Like all mechanical, civil, and aerospace engineers, I learned how to analyze structures early in my engineering education. Determining the size and direction of compressive or tensile forces acting on each piece of a construction is called statics. With this basic bit of knowledge, we can figure out the right sizes, shapes, and thicknesses to use in building things.

Brooklyn Bridge
Brooklyn Bridge

In statics, we learn about architectural elements such as arches, beams, buttresses, trusses, and vaults. The truss is one of the most important, and it’s widely used in construction. In its simplest form, a truss is a rigid framework of bolted-together triangles. Triangles are inherently strong and stable, and structures made out of them are also strong, rigid, and lightweight.

Who first figured out the truss? It’s clear that the classical Greeks, for all their genius, knew little or nothing about building with triangle trusses. The Romans dabbled, but examples of Roman structures that use trusses are few and far between.

Quebec Bridge
Quebec Bridge

Medieval cathedral and church architects understood the technique empirically, if not scientifically; in plenty of early European buildings, wooden triangular trusses hold up the roof. Still, the best-known use of trusses is in building bridges.

For that, we can thank New York civil engineer Squire Whipple (1804–1888), who developed the first scientific method for analyzing and designing trusses. In 1847, Whipple published A Work on Bridge Building, which revolutionized civil engineering. No longer would builders use “rules of thumb” to guess at how big to make a strut or girder. Because of Whipple’s work, they knew exactly. Whipple figured out how to analyze trusses with a graphical method of lining up force vectors that he called “the polygon of forces.” This allowed engineers to safely and economically design viable truss bridges without knowing even a bit of calculus or trigonometry.

Whirlpool Bridge
Whirlpool Bridge

Whipple’s Bowstring Arch bridge, made with cast-iron trusses, became the standard for bridges over the Erie Canal.

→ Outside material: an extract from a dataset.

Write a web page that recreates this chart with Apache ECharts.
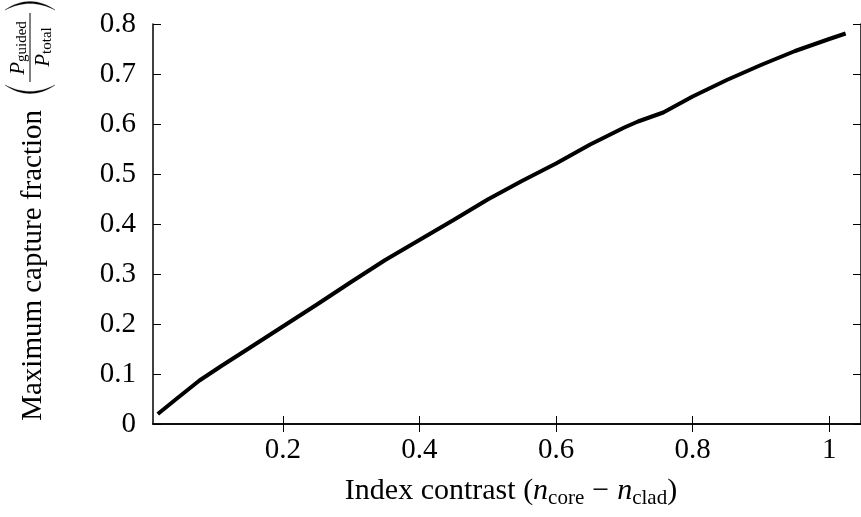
<!DOCTYPE html>
<html>
<head>
<meta charset="utf-8">
<title>Maximum capture fraction</title>
<script src="https://cdn.jsdelivr.net/npm/echarts@6/dist/echarts.min.js"></script>
<style>
  html, body { margin: 0; padding: 0; background: #fff; }
  #chart { width: 861px; height: 517px; }
</style>
</head>
<body>
<div id="chart"></div>
<script>
// index contrast (n_core - n_clad)
var contrast = [0.017, 0.045, 0.078, 0.11, 0.15, 0.2, 0.25, 0.3, 0.35, 0.4, 0.45, 0.5, 0.55, 0.6, 0.65, 0.7, 0.72, 0.757, 0.8, 0.85, 0.9, 0.95, 1.0, 1.024];
// maximum capture fraction P_guided / P_total
var capture = [0.020, 0.051, 0.087, 0.116, 0.151, 0.195, 0.239, 0.284, 0.328, 0.368, 0.408, 0.449, 0.486, 0.521, 0.559, 0.593, 0.605, 0.623, 0.655, 0.688, 0.718, 0.746, 0.770, 0.781];
var xTicks = [0.2, 0.4, 0.6, 0.8, 1];
var yTicks = [0, 0.1, 0.2, 0.3, 0.4, 0.5, 0.6, 0.7, 0.8];

var serif = '"Liberation Serif", "DejaVu Serif", serif';
var fs = 29;

var points = contrast.map(function (x, i) { return [x, capture[i]]; });

// crescent shaped bracket (tip x, bulge of outer / inner curve), y from 5 to 55
function paren(tip, outer, inner) {
  var pts = [], t, n = 16;
  for (t = 0; t <= n; t++) {
    var u = t / n;
    pts.push([tip + 2 * u * (1 - u) * outer, 5 + 50 * u]);
  }
  for (t = n; t >= 0; t--) {
    var w = t / n;
    pts.push([tip + 2 * w * (1 - w) * inner, 5 + 50 * w]);
  }
  return pts;
}

var chart = echarts.init(document.getElementById('chart'));

var baseX = {
  type: 'value', min: 0.01, max: 1.0465,
  splitLine: { show: false },
  axisLine: { show: true, lineStyle: { color: '#000', width: 1.5 } },
  axisTick: { show: true, inside: true, length: 8, customValues: xTicks, lineStyle: { color: '#000', width: 1 } }
};
var baseY = {
  type: 'value', min: 0, max: 0.8,
  splitLine: { show: false },
  axisLine: { show: true, lineStyle: { color: '#000', width: 1.5 } },
  axisTick: { show: true, inside: true, length: 8, customValues: yTicks, lineStyle: { color: '#000', width: 1 } }
};

// fraction text P_guided / P_total for the y title
var fracRich = {
  p: { fontFamily: serif, fontSize: 21, fontStyle: 'italic', fill: '#000', lineHeight: 24 },
  s: { fontFamily: serif, fontSize: 15, fill: '#000', verticalAlign: 'bottom', lineHeight: 15 }
};

chart.setOption({
  animation: false,
  grid: { left: 153, right: 0, top: 24, bottom: 93, outerBoundsMode: 'none' },
  xAxis: [
    Object.assign({}, baseX, {
      position: 'bottom',
      axisLabel: {
        customValues: xTicks, margin: 12,
        fontFamily: serif, fontSize: fs, color: '#000',
        formatter: function (v) { return v === 1 ? '1' : v.toFixed(1); }
      },
      name: 'Index contrast ({i|n}{s|core}{m|−}{i|n}{s|clad})',
      nameLocation: 'middle', nameGap: 49,
      nameTextStyle: {
        fontFamily: serif, fontSize: 30, color: '#000', lineHeight: 36, padding: [0, 0, 0, 8],
        rich: {
          i: { fontFamily: serif, fontSize: 30, fontStyle: 'italic', color: '#000', lineHeight: 36 },
          s: { fontFamily: serif, fontSize: 21, color: '#000', verticalAlign: 'bottom', lineHeight: 21 },
          m: { fontFamily: serif, fontSize: 30, color: '#000', lineHeight: 36, padding: [0, 8, 0, 8] }
        }
      }
    }),
    Object.assign({}, baseX, { position: 'top', axisLabel: { show: false } })
  ],
  yAxis: [
    Object.assign({}, baseY, {
      position: 'left',
      axisLabel: {
        customValues: yTicks, margin: 17,
        fontFamily: serif, fontSize: fs, color: '#000',
        formatter: function (v) { return v === 0 ? '0' : v.toFixed(1); }
      }
    }),
    Object.assign({}, baseY, { position: 'right', axisLabel: { show: false } })
  ],
  series: [{
    type: 'line',
    data: points,
    showSymbol: false,
    lineStyle: { color: '#000', width: 4 },
    silent: true
  }],
  graphic: [{
    type: 'group',
    x: 0, y: 0,
    rotation: Math.PI / 2,
    children: [
      { type: 'text', x: -110, y: 33,
        style: { text: 'Maximum capture fraction', font: fs + 'px ' + serif, fill: '#000',
                 align: 'right', verticalAlign: 'middle', textAlign: 'right', textVerticalAlign: 'middle' } },
      { type: 'polygon', shape: { points: paren(-85, -17, -13) },
        style: { fill: '#000', stroke: '#000', lineWidth: 0.3 } },
      { type: 'text', x: -48, y: 18,
        style: { text: '{p|P}{s|guided}', fill: '#000', lineHeight: 24,
                 align: 'center', verticalAlign: 'middle', textAlign: 'center', textVerticalAlign: 'middle',
                 rich: fracRich } },
      { type: 'line', shape: { x1: -82, y1: 30, x2: -13, y2: 30 }, style: { stroke: '#000', lineWidth: 1 } },
      { type: 'text', x: -47, y: 43,
        style: { text: '{p|P}{s|total}', fill: '#000', lineHeight: 24,
                 align: 'center', verticalAlign: 'middle', textAlign: 'center', textVerticalAlign: 'middle',
                 rich: fracRich } },
      { type: 'polygon', shape: { points: paren(-10, 17, 13) },
        style: { fill: '#000', stroke: '#000', lineWidth: 0.3 } }
    ]
  }]
});
</script>
</body>
</html>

For his contributions, the Society of American Civil Engineers declared Whipple the “father of American iron bridge building.”

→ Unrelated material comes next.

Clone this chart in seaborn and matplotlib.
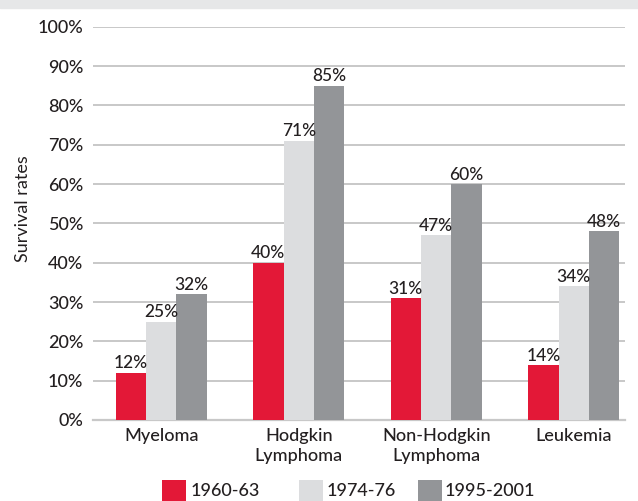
import matplotlib
matplotlib.use("Agg")
import matplotlib.pyplot as plt
import matplotlib.patches as mpatches
import seaborn as sns
import pandas as pd

# Survival rates by cancer type and diagnosis period
categories = ["Myeloma", "Hodgkin\nLymphoma", "Non-Hodgkin\nLymphoma", "Leukemia"]
periods = ["1960-63", "1974-76", "1995-2001"]
rates_1960_63 = [12, 40, 31, 14]
rates_1974_76 = [25, 71, 47, 34]
rates_1995_2001 = [32, 85, 60, 48]
y_ticks = [0, 10, 20, 30, 40, 50, 60, 70, 80, 90, 100]

colors = ["#e31837", "#dcdddf", "#939598"]
text_color = "#231f20"
grid_color = "#c8c8c8"
W, H = 638, 501

series = [rates_1960_63, rates_1974_76, rates_1995_2001]
df = pd.DataFrame(
    [(c, p, v) for p, vals in zip(periods, series) for c, v in zip(categories, vals)],
    columns=["category", "period", "rate"],
)

sns.set_theme(style="white")
plt.rcParams["font.family"] = ["Lato", "DejaVu Sans"]
plt.rcParams["font.weight"] = "medium"

fig = plt.figure(figsize=(W / 100, H / 100), dpi=100)
# light band across the top of the figure
fig.patches.append(mpatches.Rectangle((0, 1 - 8 / H), 1, 8 / H,
                                      transform=fig.transFigure,
                                      color="#e6e7e8", zorder=0))
ax = fig.add_axes([93 / W, 81 / H, (625 - 93) / W, (420 - 26.7) / H])

sns.barplot(data=df, x="category", y="rate", hue="period", hue_order=periods,
            palette=colors, width=0.662, gap=0, saturation=1,
            edgecolor="none", linewidth=0, legend=False, ax=ax, zorder=3)

for cont, vals in zip(ax.containers, series):
    ax.bar_label(cont, labels=[f"{v}%" for v in vals], padding=1,
                 fontsize=12.5, color=text_color)

ax.set_ylim(0, 100)
ax.set_xlim(-0.496, 3.373)
ax.set_yticks(y_ticks)
ax.set_yticklabels([f"{t}%" for t in y_ticks])
ax.yaxis.grid(True, color=grid_color, linewidth=1.4, zorder=0)
ax.set_axisbelow(True)
for s in ["left", "right", "top"]:
    ax.spines[s].set_visible(False)
ax.spines["bottom"].set_color(grid_color)
ax.spines["bottom"].set_linewidth(1.6)
ax.tick_params(axis="both", length=0, labelsize=13, colors=text_color)
ax.tick_params(axis="y", pad=7)
ax.tick_params(axis="x", pad=6)
for lbl in ax.get_xticklabels():
    lbl.set_linespacing(1.3)
ax.set_xlabel("")
ax.set_ylabel("Survival rates", fontsize=13, color=text_color)
ax.yaxis.set_label_coords((31 - 93) / 532, (420 - 208.5) / 393.3)

# legend entries laid out along the bottom edge
legend_items = [(162, 191), (299, 327), (418, 445)]
for (px, tx), color, label in zip(legend_items, colors, periods):
    fig.patches.append(mpatches.Rectangle((px / W, 1 - 501 / H), 23.5 / W, 21 / H,
                                          transform=fig.transFigure,
                                          facecolor=color, edgecolor="none"))
    fig.text(tx / W, 1 - 490.5 / H, label, fontsize=13, color=text_color,
             ha="left", va="center")

fig.savefig("out.png", dpi=100)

Whipple’s book set off a boom in civil engineering. Soon, the great age of iron bridge building was in full swing. The triangle structure is obvious in the beautiful spans of the Navajo Bridge over the Colorado River, the Whirlpool Rapids Bridge over Niagara Falls, and the Quebec Bridge over the St. Lawrence River. But hidden trusses are also important parts of suspension and cantilevered bridges like the Brooklyn Bridge.

Navajo Bridge
Navajo Bridge

The Warren Truss

The simplest truss bridges are the Howe, the Pratt, and the Warren, named for the engineers who devised them. In 1848, English engineer James Warren designed the first truss bridge consisting solely of equilateral triangles connected side by side, each triangle inverted in relation to the next. Structural engineering doesn’t get much simpler. The Warren truss is tried and true, providing a bridge that’s easy to build, strong, and relatively lightweight. In 1850, Squire Whipple designed the first Warren truss bridge in America.

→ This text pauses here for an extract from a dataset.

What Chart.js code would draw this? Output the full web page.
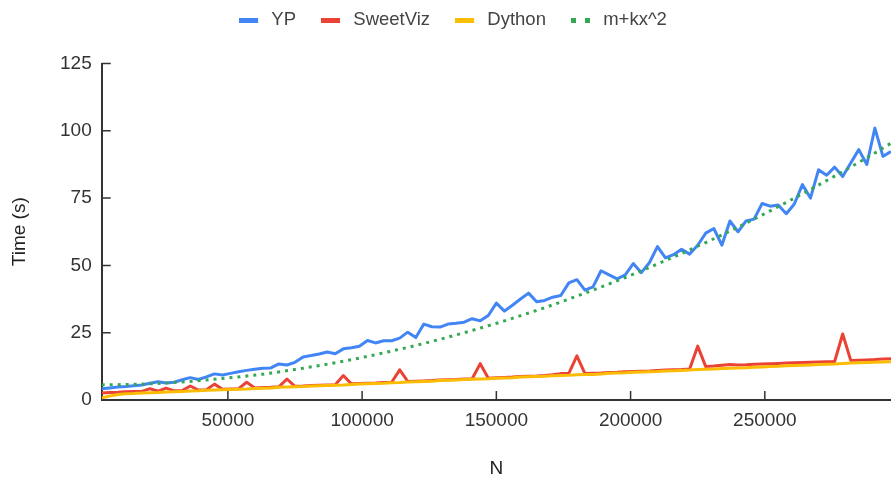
<!DOCTYPE html>
<html><head><meta charset="utf-8">
<script src="https://cdn.jsdelivr.net/npm/chart.js@4/dist/chart.umd.min.js"></script>
<style>html,body{margin:0;padding:0;background:#fff}#wrap{width:891px;height:478px}</style>
</head><body><div id="wrap"><canvas id="c" width="891" height="478"></canvas></div>
<script>
const N = [3000,6000,9000,12000,15000,18000,21000,24000,27000,30000,
33000,36000,39000,42000,45000,48000,51000,54000,57000,60000,
63000,66000,69000,72000,75000,78000,81000,84000,87000,90000,
93000,96000,99000,102000,105000,108000,111000,114000,117000,120000,
123000,126000,129000,132000,135000,138000,141000,144000,147000,150000,
153000,156000,159000,162000,165000,168000,171000,174000,177000,180000,
183000,186000,189000,192000,195000,198000,201000,204000,207000,210000,
213000,216000,219000,222000,225000,228000,231000,234000,237000,240000,
243000,246000,249000,252000,255000,258000,261000,264000,267000,270000,
273000,276000,279000,282000,285000,288000,291000,294000,297000];

const yp = [4.2,4.5,4.8,5.0,5.3,5.6,6.2,6.8,6.3,6.6,
7.5,8.3,7.6,8.6,9.7,9.3,9.9,10.5,11.0,11.4,
11.8,11.9,13.4,13.0,14.0,16.0,16.5,17.1,17.8,17.2,
19.0,19.4,20.0,22.1,21.2,22.0,22.0,23.0,25.2,23.2,
28.2,27.2,27.1,28.2,28.5,28.9,30.2,29.4,31.4,36.0,
33.0,35.2,37.5,39.7,36.5,37.0,38.2,38.8,43.5,44.7,
40.8,42.0,48.0,46.5,45.0,46.5,50.7,47.3,51.0,57.0,
52.8,54.0,56.0,54.2,57.5,62.0,63.7,57.5,66.5,62.5,
66.5,67.2,73.0,72.0,72.4,69.2,72.8,80.0,75.0,85.5,
83.5,86.5,83.0,88.0,93.0,87.5,101.0,90.5,92.3];

const sweetviz = [2.6,2.8,2.9,3.1,3.2,3.2,4.2,3.3,4.4,3.4,
3.5,5.2,3.7,3.8,5.9,4.0,4.1,4.2,6.6,4.5,
4.6,4.7,4.9,7.8,5.1,5.2,5.4,5.5,5.6,5.7,
9.1,6.0,6.1,6.2,6.3,6.5,6.6,11.2,6.9,7.0,
7.1,7.2,7.4,7.5,7.6,7.8,7.9,13.5,8.1,8.3,
8.4,8.5,8.7,8.8,8.9,9.1,9.4,9.8,9.9,16.4,
9.8,9.9,10.0,10.2,10.3,10.5,10.6,10.7,10.8,11.0,
11.1,11.2,11.3,11.5,20.0,12.4,12.6,12.9,13.2,13.0,
13.1,13.3,13.4,13.5,13.6,13.7,13.8,13.9,14.0,14.1,
14.2,14.3,24.5,14.7,14.8,14.9,15.0,15.2,15.3];

const dython = [0.8,1.5,2.0,2.3,2.4,2.6,2.7,2.8,3.0,3.1,
3.2,3.3,3.4,3.6,3.7,3.8,3.9,4.0,4.1,4.3,
4.4,4.5,4.7,4.8,4.9,5.0,5.2,5.3,5.4,5.5,
5.6,5.8,5.9,6.0,6.1,6.2,6.4,6.5,6.7,6.8,
6.9,7.0,7.2,7.3,7.4,7.6,7.7,7.8,7.9,8.1,
8.2,8.3,8.5,8.6,8.7,8.8,9.0,9.1,9.2,9.4,
9.5,9.5,9.7,9.9,10.0,10.1,10.3,10.4,10.5,10.6,
10.8,10.9,11.0,11.1,11.3,11.4,11.5,11.7,11.8,11.9,
12.0,12.2,12.3,12.4,12.5,12.7,12.8,12.9,13.0,13.2,
13.3,13.4,13.6,13.7,13.8,13.9,14.0,14.1,14.2];

const fitN = [3000,18000,33000,48000,63000,78000,93000,108000,123000,138000,153000,
168000,183000,198000,213000,228000,243000,258000,273000,288000,297000];
const fitY = [5.6,5.9,6.7,8.0,9.6,11.8,14.4,17.5,21.0,25.0,29.4,
34.3,39.7,45.5,51.8,58.5,65.7,73.4,81.5,90.0,95.4];

const xTicks = [50000,100000,150000,200000,250000];
const yTicks = [0,25,50,75,100,125];
const seriesNames = ['YP','SweetViz','Dython','m+kx^2'];
const seriesColors = ['#4285F4','#EA4335','#FBBC04','#34A853'];
const xTitle = 'N';
const yTitle = 'Time (s)';

const FONT = "'Liberation Sans', Arial, sans-serif";

function swatch(color, dotted) {
  const c = document.createElement('canvas');
  c.width = 23; c.height = 5;
  const g = c.getContext('2d');
  g.fillStyle = color;
  if (dotted) { g.fillRect(0,0,5,5); g.fillRect(14,0,5,5); }
  else g.fillRect(0,0,19,5);
  return c;
}
const swatches = seriesColors.map((c,i) => swatch(c, i === 3));

const pts = arr => N.map((n,i) => ({x:n, y:arr[i]}));

const innerTicks = {
  id: 'innerTicks',
  beforeDatasetsDraw(chart) {
    const {ctx, chartArea:a, scales:{x, y}} = chart;
    ctx.save();
    ctx.strokeStyle = '#333';
    ctx.lineWidth = 1.5;
    ctx.beginPath();
    xTicks.forEach(v => { const px = x.getPixelForValue(v); ctx.moveTo(px, a.bottom); ctx.lineTo(px, a.bottom - 9); });
    yTicks.forEach(v => { const py = y.getPixelForValue(v); ctx.moveTo(a.left, py); ctx.lineTo(a.left + 9, py); });
    ctx.stroke();
    ctx.restore();
  }
};
const legendShift = {
  id: 'legendShift',
  afterLayout(chart) {
    if (chart.legend) { chart.legend.top -= 24.25; chart.legend.left += 15; }
  }
};

new Chart(document.getElementById('c'), {
  type: 'line',
  data: {
    datasets: [
      {label: seriesNames[0], data: pts(yp), borderColor: seriesColors[0], backgroundColor: seriesColors[0], borderWidth: 3, pointRadius: 0, order: 4},
      {label: seriesNames[1], data: pts(sweetviz), borderColor: seriesColors[1], backgroundColor: seriesColors[1], borderWidth: 3, pointRadius: 0, order: 3},
      {label: seriesNames[2], data: pts(dython), borderColor: seriesColors[2], backgroundColor: seriesColors[2], borderWidth: 3, pointRadius: 0, order: 2},
      {label: seriesNames[3], data: fitN.map((n,i) => ({x:n, y:fitY[i]})), borderColor: seriesColors[3], backgroundColor: seriesColors[3], borderWidth: 3, borderDash: [3,5], borderCapStyle: 'butt', pointRadius: 0, cubicInterpolationMode: 'monotone', order: 1}
    ]
  },
  options: {
    responsive: false,
    animation: false,
    devicePixelRatio: 1,
    layout: {padding: {top: 10, left: 0, right: 0, bottom: 0}},
    elements: {line: {borderJoinStyle: 'round', tension: 0}},
    plugins: {
      tooltip: {enabled: false},
      legend: {
        position: 'top',
        labels: {
          usePointStyle: true,
          pointStyleWidth: 23,
          boxHeight: 5,
          padding: 25,
          color: '#444',
          font: {family: FONT, size: 18.5},
          generateLabels(chart) {
            const items = Chart.defaults.plugins.legend.labels.generateLabels(chart);
            items.sort((a,b) => a.datasetIndex - b.datasetIndex);
            items.forEach(it => { it.pointStyle = swatches[it.datasetIndex]; });
            return items;
          }
        }
      }
    },
    scales: {
      x: {
        type: 'linear',
        min: 3000, max: 297000,
        afterBuildTicks(s) { s.ticks = xTicks.map(v => ({value: v})); },
        afterFit(s) { s.height = 78; },
        grid: {display: false, drawTicks: false},
        border: {display: true, color: '#333', width: 2},
        ticks: {padding: 9, color: '#333', font: {family: FONT, size: 19}, maxRotation: 0, autoSkip: false, callback: v => String(v)},
        title: {display: true, text: xTitle, color: '#222', font: {family: FONT, size: 19, lineHeight: 1}, padding: {top: 0, bottom: 0}}
      },
      y: {
        type: 'linear',
        min: 0, max: 125,
        afterBuildTicks(s) { s.ticks = yTicks.map(v => ({value: v})); },
        afterFit(s) { s.width = 101.7; },
        grid: {display: false, drawTicks: false},
        border: {display: true, color: '#333', width: 2},
        ticks: {padding: 10, color: '#333', font: {family: FONT, size: 19}, callback: v => String(v)},
        title: {display: true, text: yTitle, color: '#222', font: {family: FONT, size: 19, lineHeight: 1}, padding: {top: 10.5, bottom: 0}}
      }
    }
  },
  plugins: [innerTicks, legendShift]
});
</script>
</body></html>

In this project, we’ll make a model Warren truss bridge. Light and strong, it can hold more than 100 pounds.

howe_trusspratt_truss
Bridgediagram_simple_Bur.ai.ps

Project Steps

Cut the gusset plates

Use the utility knife to cut the balsa wood into 14 squares measuring 2″ on a side.

Build 2 trusses

Begin by taping 7 gusset plates to your work surface as shown. Hot-glue the craft sticks to the gussets. Take care to make the glued connections neat, aligning the craft sticks to form tidy equilateral triangles.

Once the glue sets, flip over the truss and attach craft sticks to the other side in the same fashion, for double strength.

Build a second truss in the same way.

The long top and bottom members of the truss are called chords. The slanted members that tie the chords together are webs. If you use Squire Whipple’s polygon of forces to analyze each member, you’ll find that the greatest forces in your truss are in the top and bottom chords, at the center of the bridge. If you wish, attach an extra craft stick at those points for reinforcement.

Add struts and braces

Place the bricks on your work surface 4″ apart and make certain the long sides are parallel. Stand each truss vertically against a brick, and tape 3 of its web members to the brick.

Then glue the struts and braces across the top and bottom. (Struts are braces that meet the chords at 90° angles.) It’s essential that the trusses are exactly vertical, perfectly perpendicular to the struts and braces. Even a small amount of leaning will cause your bridge to fail prematurely.

Finally, add braces across either end of the bridge.

Test your truss bridge.

Place the bricks 14″ apart on the floor.

Place the ends of your bridge on the bricks.

Load ’er up! You can use concrete blocks, barbell weights, buckets of water, or anything else flat and heavy. Add weight slowly and incrementally, and keep fingers and toes away from the area underneath the bridge. Distributing the weight evenly will allow you to add more weight before the structure fails.

It’s your bridge, so you can either add weight until it eventually fails, or paint and display it as proof of your engineering abilities.